Flavio Briatore has said that he wants to put the 'crash-gate' saga firmly in the past and look ahead, after the FIA drew a veil over the matter by reducing his ban from Formula One.
The Italian, along with former Renault
F1 colleague Pat Symonds, reached a settlement with the governing body that saw his life ban reduced to one that expires at the end of the 2012 season, and hopes that the resolution can put an end to the differences between the parties that were caused by the events of the 2008 Singapore GP, in which is alleged that Briatore and Symonds ordered Nelson Piquet Jr
to crash and force a safety car intervention.

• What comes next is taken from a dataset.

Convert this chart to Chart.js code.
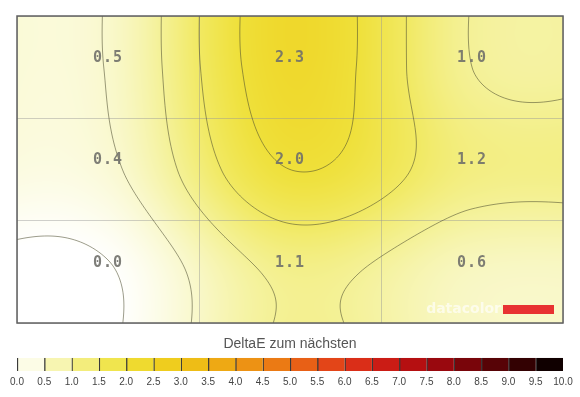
<!DOCTYPE html>
<html>
<head>
<meta charset="utf-8">
<script src="https://cdn.jsdelivr.net/npm/chart.js@4.4.1/dist/chart.umd.min.js"></script>
<style>
body { margin: 0; background: #fff; }
#wrap { position: relative; width: 580px; height: 397px; }
#heat { position: absolute; left: 0; top: 0; }
#scale { position: absolute; left: 0; top: 330px; }
</style>
</head>
<body>
<div id="wrap">
<canvas id="heat" width="580" height="330"></canvas>
<canvas id="scale" width="580" height="67"></canvas>
</div>
<script>
// DeltaE per zone, rows from top to bottom
var rowTop = [0.5, 2.3, 1.0];
var rowMiddle = [0.4, 2.0, 1.2];
var rowBottom = [0.0, 1.1, 0.6];
var contourLevels = [0.03, 0.48, 1.0, 1.5, 2.0];

// colour scale
var scaleTicks = [0, 0.5, 1, 1.5, 2, 2.5, 3, 3.5, 4, 4.5, 5, 5.5, 6, 6.5, 7, 7.5, 8, 8.5, 9, 9.5, 10];
var scaleColors = ["#ffffff", "#f9f8cc", "#f4f196", "#f1e962", "#efe03a", "#efd424", "#eec618",
    "#eeb414", "#ed9e14", "#ec8614", "#ea6e14", "#e65218", "#e03818", "#d42418", "#c21412",
    "#a80a10", "#8a060c", "#680408", "#460204", "#200000", "#000000"];
var scaleTitle = "DeltaE zum nächsten";

var grid = [rowBottom, rowMiddle, rowTop]; // row 0 = bottom

function hexRgb(h) {
    return [parseInt(h.substr(1, 2), 16), parseInt(h.substr(3, 2), 16), parseInt(h.substr(5, 2), 16)];
}
var scaleRgb = scaleColors.map(hexRgb);

function colorAt(v) {
    if (v <= scaleTicks[0]) return scaleRgb[0];
    var n = scaleTicks.length;
    if (v >= scaleTicks[n - 1]) return scaleRgb[n - 1];
    for (var i = 0; i < n - 1; i++) {
        if (v <= scaleTicks[i + 1]) {
            var t = (v - scaleTicks[i]) / (scaleTicks[i + 1] - scaleTicks[i]);
            var a = scaleRgb[i], b = scaleRgb[i + 1];
            return [a[0] + (b[0] - a[0]) * t, a[1] + (b[1] - a[1]) * t, a[2] + (b[2] - a[2]) * t];
        }
    }
}

function cr(p0, p1, p2, p3, t) {
    return 0.5 * (2 * p1 + (-p0 + p2) * t + (2 * p0 - 5 * p1 + 4 * p2 - p3) * t * t + (-p0 + 3 * p1 - 3 * p2 + p3) * t * t * t);
}
function pick(arr, k) { return arr[Math.max(0, Math.min(arr.length - 1, k))]; }
function interp1(arr, u) {
    var i = Math.floor(u), t = u - i;
    return cr(pick(arr, i - 1), pick(arr, i), pick(arr, i + 1), pick(arr, i + 2), t);
}
function field(x, y) {
    var col = grid.map(function (r) { return interp1(r, x - 0.5); });
    return interp1(col, y - 0.5);
}

var points = [];
[rowTop, rowMiddle, rowBottom].forEach(function (row, r) {
    row.forEach(function (v, c) { points.push({ x: c + 0.5, y: 2.5 - r, v: v }); });
});

var heatPlugin = {
    id: "heat",
    beforeDraw: function (chart) {
        var ctx = chart.ctx, a = chart.chartArea, xs = chart.scales.x, ys = chart.scales.y;
        var left = Math.floor(a.left), top = Math.floor(a.top);
        var w = Math.ceil(a.right) - left, h = Math.ceil(a.bottom) - top;
        var off = document.createElement("canvas");
        off.width = w; off.height = h;
        var octx = off.getContext("2d");
        var img = octx.createImageData(w, h);
        for (var py = 0; py < h; py++) {
            var yv = ys.getValueForPixel(top + py + 0.5);
            for (var px = 0; px < w; px++) {
                var c = colorAt(field(xs.getValueForPixel(left + px + 0.5), yv));
                var k = (py * w + px) * 4;
                img.data[k] = c[0]; img.data[k + 1] = c[1]; img.data[k + 2] = c[2]; img.data[k + 3] = 255;
            }
        }
        octx.putImageData(img, 0, 0);
        ctx.drawImage(off, left, top);
    },
    beforeDatasetsDraw: function (chart) {
        var ctx = chart.ctx, a = chart.chartArea, xs = chart.scales.x, ys = chart.scales.y;
        var step = 2;
        var nx = Math.ceil((a.right - a.left) / step) + 1, ny = Math.ceil((a.bottom - a.top) / step) + 1;
        var vals = [];
        for (var j = 0; j < ny; j++) {
            vals[j] = [];
            for (var i = 0; i < nx; i++) {
                var px = Math.min(a.left + i * step, a.right), py = Math.min(a.top + j * step, a.bottom);
                vals[j][i] = field(xs.getValueForPixel(px), ys.getValueForPixel(py));
            }
        }
        ctx.save();
        ctx.beginPath();
        ctx.rect(a.left, a.top, a.right - a.left, a.bottom - a.top);
        ctx.clip();
        ctx.strokeStyle = "rgba(75,75,45,0.55)";
        ctx.lineWidth = 1;
        contourLevels.forEach(function (L) {
            ctx.beginPath();
            for (var j = 0; j < ny - 1; j++) {
                for (var i = 0; i < nx - 1; i++) {
                    var x0 = a.left + i * step, y0 = a.top + j * step, x1 = x0 + step, y1 = y0 + step;
                    var va = vals[j][i], vb = vals[j][i + 1], vc = vals[j + 1][i + 1], vd = vals[j + 1][i];
                    var pts = [];
                    if ((va > L) != (vb > L)) pts.push([x0 + (L - va) / (vb - va) * step, y0]);
                    if ((vb > L) != (vc > L)) pts.push([x1, y0 + (L - vb) / (vc - vb) * step]);
                    if ((vd > L) != (vc > L)) pts.push([x0 + (L - vd) / (vc - vd) * step, y1]);
                    if ((va > L) != (vd > L)) pts.push([x0, y0 + (L - va) / (vd - va) * step]);
                    for (var p = 0; p + 1 < pts.length; p += 2) {
                        ctx.moveTo(pts[p][0], pts[p][1]);
                        ctx.lineTo(pts[p + 1][0], pts[p + 1][1]);
                    }
                }
            }
            ctx.stroke();
        });
        ctx.restore();
    },
    afterDatasetsDraw: function (chart) {
        var ctx = chart.ctx, xs = chart.scales.x, ys = chart.scales.y;
        ctx.save();
        ctx.font = "bold 15px 'DejaVu Sans Mono'";
        ctx.letterSpacing = "1px";
        ctx.fillStyle = "rgba(112,112,106,0.9)";
        ctx.textAlign = "center";
        ctx.textBaseline = "middle";
        chart.data.datasets[0].data.forEach(function (p) {
            ctx.fillText(p.v.toFixed(1), xs.getPixelForValue(p.x), ys.getPixelForValue(p.y) - 9);
        });
        ctx.restore();
    },
    afterDraw: function (chart) {
        var ctx = chart.ctx, a = chart.chartArea;
        ctx.save();
        // watermark
        ctx.font = "bold 14px 'DejaVu Sans'";
        ctx.fillStyle = "rgba(255,255,255,0.65)";
        ctx.textAlign = "right";
        ctx.textBaseline = "middle";
        ctx.fillText("datacolor", a.right - 62, a.bottom - 14);
        ctx.fillStyle = "#e83232";
        ctx.fillRect(a.right - 60, a.bottom - 18, 51, 9);
        // frame
        ctx.strokeStyle = "#606060";
        ctx.lineWidth = 1.5;
        ctx.strokeRect(a.left, a.top, a.right - a.left, a.bottom - a.top);
        ctx.restore();
    }
};

new Chart("heat", {
    type: "scatter",
    data: { datasets: [{ data: points, pointRadius: 0, pointHoverRadius: 0 }] },
    options: {
        responsive: false,
        animation: false,
        events: [],
        layout: { padding: { left: 17, right: 17, top: 16, bottom: 7 } },
        plugins: { legend: { display: false }, tooltip: { enabled: false } },
        scales: {
            x: { type: "linear", min: 0, max: 3, ticks: { display: false, stepSize: 1 },
                grid: { drawTicks: false, color: "rgba(150,150,150,0.45)" }, border: { display: false } },
            y: { type: "linear", min: 0, max: 3, ticks: { display: false, stepSize: 1 },
                grid: { drawTicks: false, color: "rgba(150,150,150,0.45)" }, border: { display: false } }
        }
    },
    plugins: [heatPlugin]
});

// colour bar
function mix(a, b) {
    var p = hexRgb(a), q = hexRgb(b);
    return "rgb(" + Math.round((p[0] + q[0]) / 2) + "," + Math.round((p[1] + q[1]) / 2) + "," + Math.round((p[2] + q[2]) / 2) + ")";
}
var barSets = scaleTicks.slice(0, -1).map(function (lo, i) {
    return {
        data: [[lo, scaleTicks[i + 1]]],
        backgroundColor: mix(scaleColors[i], scaleColors[i + 1]),
        borderColor: "#3a3a3a",
        borderWidth: { left: 1.5, right: 0, top: 0, bottom: 0 },
        borderSkipped: false,
        grouped: false,
        barPercentage: 1,
        categoryPercentage: 1
    };
});

new Chart("scale", {
    type: "bar",
    data: { labels: [""], datasets: barSets },
    options: {
        indexAxis: "y",
        responsive: false,
        animation: false,
        events: [],
        layout: { padding: { left: 17, right: 17, top: 0, bottom: 9 } },
        plugins: {
            legend: { display: false },
            tooltip: { enabled: false },
            title: { display: true, text: scaleTitle, color: "#555", padding: { top: 6, bottom: 5 },
                font: { size: 14, family: "'Liberation Sans'", weight: "normal", lineHeight: 1.2 } }
        },
        scales: {
            x: { type: "linear", min: 0, max: 10,
                afterFit: function (s) { s.height = 17; },
                ticks: { stepSize: 0.5, maxTicksLimit: 21, autoSkip: false, maxRotation: 0, padding: 5, color: "#444",
                    font: { size: 10, family: "'Liberation Sans'" },
                    callback: function (v) { return Number(v).toFixed(1); } },
                grid: { display: false, drawTicks: false }, border: { display: false } },
            y: { display: false, offset: true }
        }
    }
});
</script>
</body>
</html>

The effect of the settlement sees the FIA withdraw its appeal against the decision handed down by the Tribunal de Grande Instance de Paris on 5 January 2010 that said that the World Motor Sport Council's initial ruling in the matter - resulting in the bans for Briatore and Symonds - had been 'irregular'. In return, Briatore has agreed not to undertake any operational role in F1 before the end of 2012, nor in any other FIA Championship before the end of the 2011 race season.
In an official statement issued by his office, Briatore 'confirmed his acceptance to bear his share of responsibility in the Singapore events in his capacity of managing director of the Renault
F1 Team at the time they happened, without any admission of personal guilt in these events and without any recognition of the fact that the decision of the World Council rendered against him would have been well-founded'.
No further comment will be made on the matter by Briatore, who wishes to put the matter behind him and focus on his plans for the future. How that will pan out now largely depends on the legal action being prepared against the Italian by the Piquet family, who claim to have been falsely accused of both giving false evidence to the FIA and blackmailing the team.